Steven D'Aprano wrote:
> I have two code snippets to time a function object being executed. I
> expected that they should give roughly the same result, but one is more
> than an order of magnitude slower than the other.
> 
> Here are the snippets:
> 
> def timer1():
>     timer = time.time
>     func = lambda : None
>     itr = [None] * 1000000
>     t0 = timer()
>     for _ in itr:
>         func()
>     t1 = timer()
>     return t1 - t0
> 
> def timer2():
>     timer = time.time
>     func = lambda : None
>     itr = [None] * 1000000
>     t = 0.0
>     for _ in itr:
>         t0 = timer()
>         func()
>         t1 = timer()
>         t += t1 - t0
>     return t
> 
> Here are the results:
> 
>>>> timer1()
> 0.54168200492858887
>>>> timer2()
> 6.1631934642791748
> 
> Of course I expect timer2 should take longer to execute in total,
> because it is doing a lot more work.

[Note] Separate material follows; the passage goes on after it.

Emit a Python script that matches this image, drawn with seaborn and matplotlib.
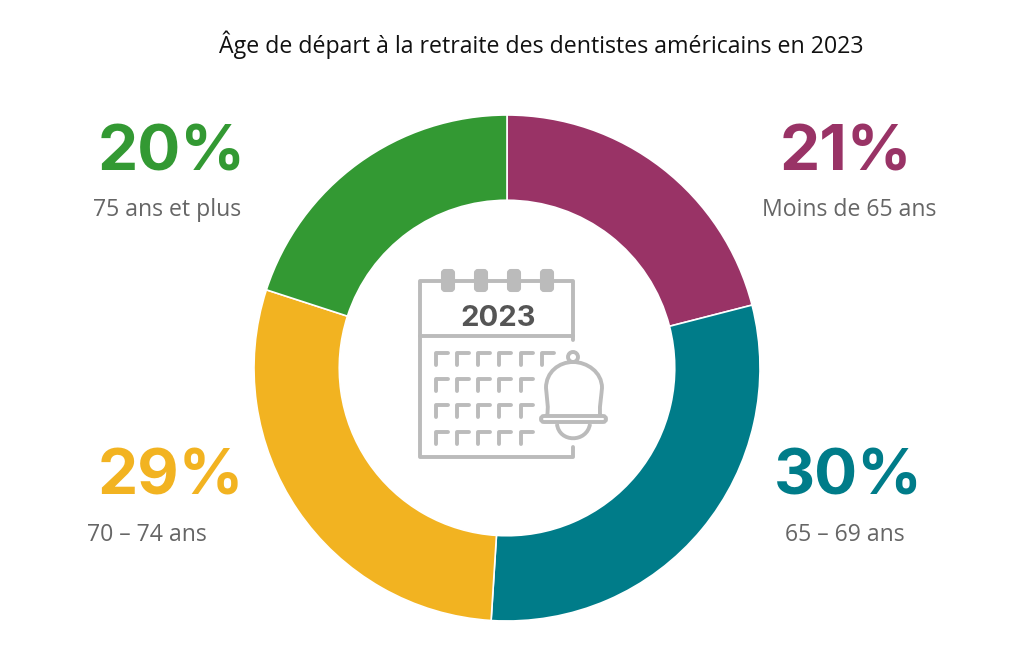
"""Donut chart: retirement age of American dentists in 2023."""
import matplotlib

matplotlib.use("Agg")
import matplotlib.pyplot as plt
import seaborn as sns
from matplotlib.patches import Circle, FancyBboxPatch, PathPatch
from matplotlib.path import Path

TITLE = "Âge de départ à la retraite des dentistes américains en 2023"
CATEGORIES = ["Moins de 65 ans", "65 – 69 ans", "70 – 74 ans", "75 ans et plus"]
VALUES = [21, 30, 29, 20]
COLORS = ["#993366", "#007C89", "#F2B321", "#339933"]

W, H = 1024, 646
GREY = "#BBBBBB"

# label anchors in pixels: (pct x, pct y, label x, label y)
LABEL_POS = [
    (846, 154, 849, 210),
    (848, 478, 845, 535),
    (171, 478, 147, 535),
    (172, 154, 167, 210),
]


def draw_icon(ax):
    """Calendar with bell, in pixel coordinates."""
    stroke = dict(color=GREY, lw=2.8, solid_capstyle="round", solid_joinstyle="round")
    corner = dict(stroke, lw=2.8)
    ax.plot([573, 573, 420, 420, 573, 573], [340, 281, 281, 457, 457, 447], **stroke)
    ax.plot([420, 573], [336, 336], **stroke)

    for x in [448, 481, 514, 547]:
        ax.add_patch(FancyBboxPatch((x - 6, 270), 12, 21,
                                    boxstyle="round,pad=0,rounding_size=3",
                                    fc=GREY, ec=GREY, lw=1.5))

    col_x = [436, 457, 478, 499, 521, 542]
    row_y = [353, 379, 405, 432]
    for i, y in enumerate(row_y):
        cols = col_x if i == 0 else col_x[:5]
        for x in cols:
            ax.plot([x, x, x + 12], [y + 12, y, y], **corner)

    ax.text(498, 318, "2023", ha="center", va="center", fontsize=21,
            fontweight="bold", family="Inter", color="#555555")

    # bell
    body = Path(
        [(546, 418), (550, 412), (546, 392), (546, 388), (546, 372), (559, 362),
         (573, 362), (587, 362), (602, 372), (602, 388), (602, 392), (598, 412),
         (601, 418)],
        [Path.MOVETO] + [Path.CURVE4] * 12,
    )
    ax.add_patch(PathPatch(body, fc="white", ec=GREY, lw=2.8))
    ax.add_patch(FancyBboxPatch((541, 416), 65, 6,
                                boxstyle="round,pad=0,rounding_size=3",
                                fc="white", ec=GREY, lw=2.8))
    ax.add_patch(Circle((573, 357), 5, fc="white", ec=GREY, lw=2.8))
    clapper = Path(
        [(557, 424), (559, 443), (587, 443), (590, 424)],
        [Path.MOVETO, Path.CURVE4, Path.CURVE4, Path.CURVE4],
    )
    ax.add_patch(PathPatch(clapper, fc="none", ec=GREY, lw=2.8))


sns.set_theme(style="white")
plt.rcParams["font.family"] = ["Open Sans", "DejaVu Sans"]

fig = plt.figure(figsize=(W / 100, H / 100), dpi=100)

# pie axes spans the donut's outer diameter: centre (507, 368), radius 253
cx, cy, r = 507, 368, 253
ax_pie = fig.add_axes([(cx - r) / W, 1 - (cy + r) / H, 2 * r / W, 2 * r / H])
ax_pie.pie(
    VALUES, colors=sns.color_palette(COLORS), startangle=90, counterclock=False,
    radius=1, wedgeprops=dict(width=0.337, edgecolor="white", linewidth=1.2),
)
ax_pie.set_xlim(-1, 1)
ax_pie.set_ylim(-1, 1)

# overlay in image pixels for text and the icon
ax = fig.add_axes([0, 0, 1, 1])
ax.set_xlim(0, W)
ax.set_ylim(H, 0)
ax.axis("off")
ax.patch.set_alpha(0)

ax.text(541, 45, TITLE, ha="center", va="center", fontsize=16.7, color="#111111")

for cat, val, col, pos in zip(CATEGORIES, VALUES, COLORS, LABEL_POS):
    px, py, lx, ly = pos
    ax.text(px, py, f"{val}%", ha="center", va="center", fontsize=46,
            fontweight="bold", family="Inter", color=col)
    ax.text(lx, ly, cat, ha="center", va="center", fontsize=16.6, color="#666666")

draw_icon(ax)

fig.savefig("out.png", dpi=100)
plt.close(fig)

But it seems to me that all that
> extra work should not affect the time measured, which (I imagine) should
> be about the same as timer1. Possibly even less as it isn't timing the
> setup of the for loop.
> 
> Any ideas what is causing the difference? I'm running Python 2.3 under
> Linux.
> 
> Thanks,
> 
> 
> 

Steven,

In timer2 you are making a million extra calls to timer()
function and doing a million additions and a million
subtractions that are not being done in timer1() function.
I think that is where your "extra" time is located.